Dosyadaki bilgi ve belgelere göre, somut olayda, işyeri hekimi tarafından yapılan muayenesi sonucu Tip 1 Diyabet hastası olduğunun ve 07.10.2013 tarihinde heyet raporu alarak insülin kullandığının tespiti edilmesi ancak bu hastalığın iş başvurusu sırasında davalı işverene bildirilmemesi, işe giriş sırasında faaliyette bulunulan iş kolu nedeniyle sağlık durumunun ve geçirilmiş olunan hastalıkların hayati öneme sahip olduğu halde bu bilgilerin işverenden saklanması, davacının sağlık şartlarını karşılamadığı halde işvereni yanılttığı gerekçeleriyle davacının iş sözleşmesinin 4857 sayılı İş Kanunu’nun 25/II-a maddesine göre haklı fesih nedeni olmasına rağmen geçerli nedenle feshedildiğine dair davalı tarafça yazılı fesih bildiriminde bulunulduğu, iş başvuru formunda davacının sağlık probleminin olup olmadığı yönündeki soruya “hayır” cevabı verdiği, İlk Derece Mahkemesince yazılan müzekkereye cevaben … Devlet Hastanesince gönderilen 29.01.2015 tarihli özürlü sağlık kurulu raporuna göre davacıya yönelik teşhisin Tip 1 Diyabet +L5-S1 Diskektomi özür durumuna göre tüm vücut fonksiyon kaybı oranının %37 olduğu görülmektedir.
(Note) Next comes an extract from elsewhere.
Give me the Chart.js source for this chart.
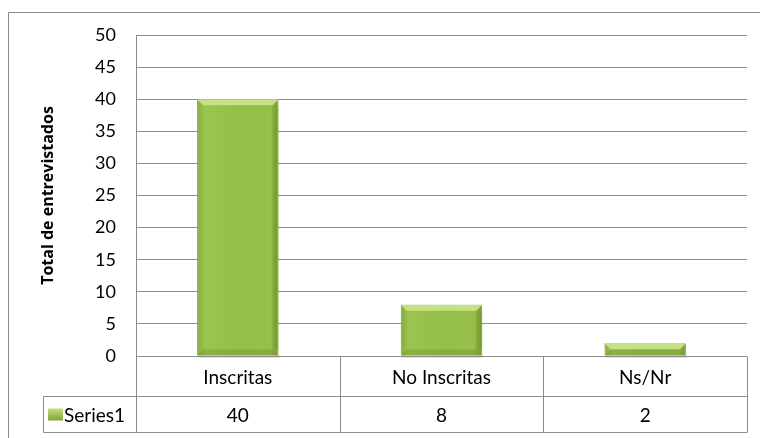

İlk Derece Mahkemesince gastroenterolog doktorun içinde bulunduğu iki kişiden oluşan bilirkişi heyetinden işyerinde de yapılan inceleme neticesinde alınan raporda; davacının çalıştırıldığı ortam, üretimde kullanılan hammadde ve malzemeler, makine ve ekipmanlar, üretim biçimi ve iş akışı, çalışma süresi ve diğer faktörler dikkate alındığında, davacının rahatsızlığının iş akışını olumsuz etkileyecek bazı semptomlara neden olabileceği, şeker düşmesi sonucu gelişebilecek komanın davacının çalıştığı ortamda bulunan makinaların üzerine düşmesinin hayatını kaybedebilecek duruma kadar götürebileceğini, işverenin davacıyı polo sıyırıcı bölümündeki pres makinesinde görevlendirmesi ve diyabete bağlı bayılma vb. durumların gelişmesi halinde, hem kendi sağlığını hem de işyerindeki diğer işçilerin iş güvenliğini tehlikeye atmasının kuvvetle muhtemel olacağı değerlendirmesinde bulunulmuş, iş sözleşmesinin geçerli nedene dayalı olarak feshedildiği kanaatine ulaşılmıştır.
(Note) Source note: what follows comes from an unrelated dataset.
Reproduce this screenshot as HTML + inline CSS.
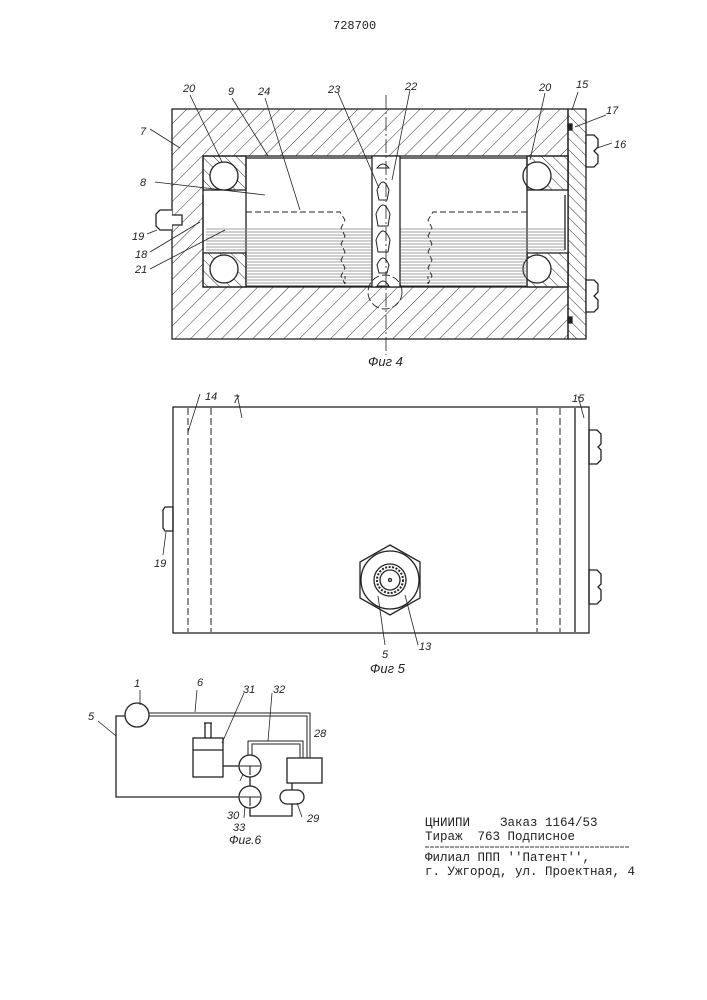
<!DOCTYPE html>
<html><head><meta charset="utf-8"><style>
html,body{margin:0;padding:0;background:#fff}
svg{display:block}
text{font-family:"Liberation Sans",sans-serif;font-style:italic;font-size:11px;fill:#222}
.m{font-family:"Liberation Mono",monospace;font-style:normal;font-size:12.5px;fill:#222;white-space:pre}
</style></head><body>
<svg width="707" height="1000" viewBox="0 0 707 1000" xmlns="http://www.w3.org/2000/svg" xml:space="preserve">
<defs>
<pattern id="h" width="11" height="11" patternUnits="userSpaceOnUse" patternTransform="rotate(45)">
<line x1="0" y1="0" x2="0" y2="11" stroke="#333" stroke-width="1"/></pattern>
<pattern id="h2" width="8" height="8" patternUnits="userSpaceOnUse" patternTransform="rotate(-45)">
<line x1="0" y1="0" x2="0" y2="8" stroke="#333" stroke-width="1"/></pattern>
<pattern id="sh" width="4" height="3" patternUnits="userSpaceOnUse">
<line x1="0" y1="1" x2="4" y2="1" stroke="#888" stroke-width="0.8"/></pattern>
</defs>
<text x="333" y="29" class="m" style="font-size:12px">728700</text>

<!-- Fig 4 -->
<g stroke="#222" stroke-width="1.3" fill="none">
<rect x="172" y="109" width="396" height="230" fill="url(#h)"/>
<rect x="568" y="109" width="18" height="230" fill="url(#h2)"/>
<rect x="203" y="156" width="365" height="131" fill="#fff"/>
<rect x="203" y="156" width="43" height="34" fill="url(#h2)"/>
<rect x="203" y="253" width="43" height="34" fill="url(#h2)"/>
<rect x="527" y="156" width="41" height="34" fill="url(#h2)"/>
<rect x="527" y="253" width="41" height="34" fill="url(#h2)"/>
<circle cx="224" cy="176" r="14" fill="#fff"/><circle cx="224" cy="269" r="14" fill="#fff"/>
<circle cx="537" cy="176" r="14" fill="#fff"/><circle cx="537" cy="269" r="14" fill="#fff"/>
<rect x="246" y="158" width="281" height="128"/>
<rect x="246" y="228" width="126" height="58" fill="url(#sh)" stroke="none"/>
<rect x="400" y="228" width="127" height="58" fill="url(#sh)" stroke="none"/>
<rect x="206" y="228" width="40" height="24" fill="url(#sh)" stroke="none"/>
<rect x="527" y="228" width="38" height="24" fill="url(#sh)" stroke="none"/>
<line x1="203" y1="195" x2="203" y2="250"/><line x1="565" y1="195" x2="565" y2="250"/>
<rect x="372" y="156" width="28" height="131" fill="#fff"/>
<g stroke-dasharray="6,3" stroke-width="0.9">
<path d="M246 212 H340 l5 8 -4 8 4 8 -4 8 4 8 -4 8 4 8 -4 8 4 8 V276"/>
<path d="M527 212 H433 l-5 8 4 8 -4 8 4 8 -4 8 4 8 -4 8 4 8 -4 8 V276"/>
</g>
<path d="M377 168 q6 -8 12 0 z M377 190 q6 -16 12 0 l-2 10 h-8z M376 214 q7 -18 14 0 l-2 12 h-10z M376 240 q7 -18 14 0 l-2 12 h-10z M377 265 q6 -14 12 0 l-2 8 h-8z M377 286 q6 -10 12 0z" stroke-width="1"/>
<circle cx="385" cy="292" r="17" stroke-dasharray="8,3" stroke-width="0.9"/>
<line x1="386" y1="95" x2="386" y2="355" stroke-dasharray="14,3,2,3" stroke-width="0.8"/>
<path d="M586 135 h8 l4 4 v8 l-4 4 l4 4 v8 l-4 4 h-8z M586 280 h8 l4 4 v8 l-4 4 l4 4 v8 l-4 4 h-8z" fill="#fff"/>
<rect x="568" y="124" width="4" height="6" fill="#222"/><rect x="568" y="317" width="4" height="6" fill="#222"/>
<path d="M172 210 h-12 l-4 4 v12 l4 4 h12 M172 215 h10 v10 h-10" fill="#fff"/>
<g stroke-width="0.8">
<line x1="190" y1="95" x2="222" y2="162"/><line x1="232" y1="98" x2="268" y2="156"/>
<line x1="265" y1="98" x2="300" y2="210"/><line x1="338" y1="93" x2="379" y2="188"/>
<line x1="410" y1="90" x2="392" y2="180"/><line x1="545" y1="93" x2="530" y2="160"/>
<line x1="578" y1="92" x2="572" y2="110"/><line x1="606" y1="115" x2="575" y2="127"/>
<line x1="612" y1="143" x2="597" y2="148"/><line x1="150" y1="129" x2="180" y2="148"/>
<line x1="155" y1="182" x2="265" y2="195"/><line x1="147" y1="234" x2="157" y2="230"/>
<line x1="150" y1="252" x2="200" y2="222"/><line x1="150" y1="269" x2="225" y2="230"/>
</g>
</g>
<text x="183" y="92">20</text><text x="228" y="95">9</text><text x="258" y="95">24</text>
<text x="328" y="93">23</text><text x="405" y="90">22</text><text x="539" y="91">20</text>
<text x="576" y="88">15</text><text x="606" y="114">17</text><text x="614" y="148">16</text>
<text x="140" y="135">7</text><text x="140" y="186">8</text><text x="132" y="240">19</text>
<text x="135" y="258">18</text><text x="135" y="273">21</text>
<text x="368" y="366" style="font-size:13px">Фиг 4</text>

<!-- Fig 5 -->
<g stroke="#222" stroke-width="1.3" fill="none">
<rect x="173" y="407" width="416" height="226"/>
<g stroke-dasharray="7,3" stroke-width="1"><line x1="188" y1="408" x2="188" y2="632"/><line x1="211" y1="408" x2="211" y2="632"/><line x1="537" y1="408" x2="537" y2="632"/><line x1="560" y1="408" x2="560" y2="632"/></g>
<line x1="575" y1="408" x2="575" y2="632"/>
<path d="M589 430 h8 l4 4 v10 l-3 3 l3 3 v10 l-4 4 h-8z M589 570 h8 l4 4 v10 l-3 3 l3 3 v10 l-4 4 h-8z M173 507 h-8 l-2 3 v18 l2 3 h8z"/>
<polygon points="390,545 420,562 420,598 390,615 360,598 360,562"/>
<circle cx="390" cy="580" r="29"/><circle cx="390" cy="580" r="16"/><circle cx="390" cy="580" r="13" stroke-dasharray="2,1.5" stroke-width="2"/><circle cx="390" cy="580" r="10"/>
<circle cx="390" cy="580" r="1.5"/>
<g stroke-width="0.8"><line x1="200" y1="394" x2="188" y2="432"/><line x1="237" y1="394" x2="242" y2="418"/><line x1="578" y1="396" x2="584" y2="418"/><line x1="163" y1="555" x2="166" y2="532"/><line x1="385" y1="645" x2="378" y2="596"/><line x1="418" y1="645" x2="405" y2="595"/></g>
</g>
<text x="205" y="400">14</text><text x="233" y="403">7</text><text x="572" y="402">15</text><text x="154" y="567">19</text>
<text x="382" y="658">5</text><text x="419" y="650">13</text>
<text x="370" y="673" style="font-size:13px">Фиг 5</text>

<!-- Fig 6 -->
<g stroke="#222" stroke-width="1.3" fill="none">
<circle cx="137" cy="715" r="12"/>
<path d="M149 713 H310 V758 M149 716 H307 V758" stroke-width="1"/>
<path d="M125 716 H116 V797 H239"/>
<rect x="287" y="758" width="35" height="25"/>
<circle cx="250" cy="766" r="11"/><circle cx="250" cy="797" r="11"/>
<path d="M240 766 h20 M250 766 v9 M240 797 h20 M250 797 v9" stroke-width="1.1"/>
<rect x="193" y="738" width="30" height="39"/><line x1="193" y1="750" x2="223" y2="750"/>
<path d="M205 723 v15 M211 723 v15 M204 723 h8"/>
<line x1="223" y1="766" x2="239" y2="766"/>
<path d="M248 755 V741 H303 V758 M252 755 V744 H300 V758" stroke-width="1"/>
<line x1="250" y1="777" x2="250" y2="786"/>
<rect x="280" y="790" width="24" height="14" rx="7"/>
<line x1="292" y1="783" x2="292" y2="790"/>
<path d="M250 808 V816 H292 V804"/>
<g stroke-width="0.8"><line x1="140" y1="690" x2="140" y2="705"/><line x1="197" y1="690" x2="195" y2="712"/><line x1="244" y1="693" x2="222" y2="743"/><line x1="272" y1="693" x2="268" y2="741"/><line x1="98" y1="721" x2="116" y2="736"/><line x1="240" y1="781" x2="243" y2="774"/><line x1="244" y1="818" x2="245" y2="806"/><line x1="302" y1="817" x2="297" y2="803"/></g>
</g>
<text x="134" y="687">1</text><text x="197" y="686">6</text><text x="243" y="693">31</text><text x="273" y="693">32</text>
<text x="314" y="737">28</text><text x="88" y="720">5</text><text x="227" y="819">30</text><text x="233" y="831">33</text><text x="307" y="822">29</text>
<text x="229" y="844" style="font-size:12px">Фиг.6</text>

<text x="425" y="826" class="m">ЦНИИПИ    Заказ 1164/53</text>
<text x="425" y="840" class="m">Тираж  763 Подписное</text>
<line x1="425" y1="847" x2="630" y2="847" stroke="#333" stroke-width="1" stroke-dasharray="4,1"/>
<text x="425" y="861" class="m">Филиал ППП ''Патент'',</text>
<text x="425" y="875" class="m">г. Ужгород, ул. Проектная, 4</text>
</svg>
</body></html>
Her ne kadar işyerinde inceleme yapılmak suretiyle doktor bilirkişinin de bulunduğu bilirkişilerden rapor alındıktan sonra davanın reddine karar verilmiş ve istinaf aşamasında da davacının vekilinin istinaf başvurusunun esastan reddine karar verilmiş ise de, dosya kapsamı değerlendirildiğinde İlk Derece Mahkemesince ve istinaf başvurusu üzerine Bölge Adliye Mahkemesince yeterince araştırma yapılmaksızın eksik inceleme neticesinde hüküm verildiği anlaşılmaktadır. Mahkemece yapılacak iş; davalı işverenin işyerinde keşif yapılmak suretiyle endokrin alanında uzman olan doktor bilirkişinin de aralarında bulunduğu bilirkişi heyetinden davacının hastalığının başlangıç tarihinin belirlenerek davacıda bulunan hastalığın işe engel olup olmadığı, iş kolunun davacıdaki hastalığa göre uygun olup olmadığı, iş kolunda davacıya uygun başka bir iş alanının olup olmadığı, davacının işyerinde başka bir işte çalıştırılabilme olanağının olup olmadığı hususlarında rapor alındıktan sonra feshin son çare olması ilkesi de gözetilmek suretiyle yapılacak değerlendirme sonucuna göre bir karar verilmelidir. Eksik inceleme ile yazılı şekilde karar verilmiş olması hatalı olmuştur.
Sonuç:
Temyiz olunan Bölge Adliye Mahkemesi kararı ile İlk Derece Mahkemesi kararının yukarıda yazılı sebeplerden dolayı BOZULMASINA, dosyanın kararı veren İlk Derece Mahkemesine gönderilmesine, bozma kararının bir örneğinin kararı veren Bölge Adliye Mahkemesine gönderilmesine, peşin alınan temyiz karar harcının istek halinde ilgiliye iadesine, 27.02.2017 tarihinde oybirliğiyle kesin olarak karar verildi.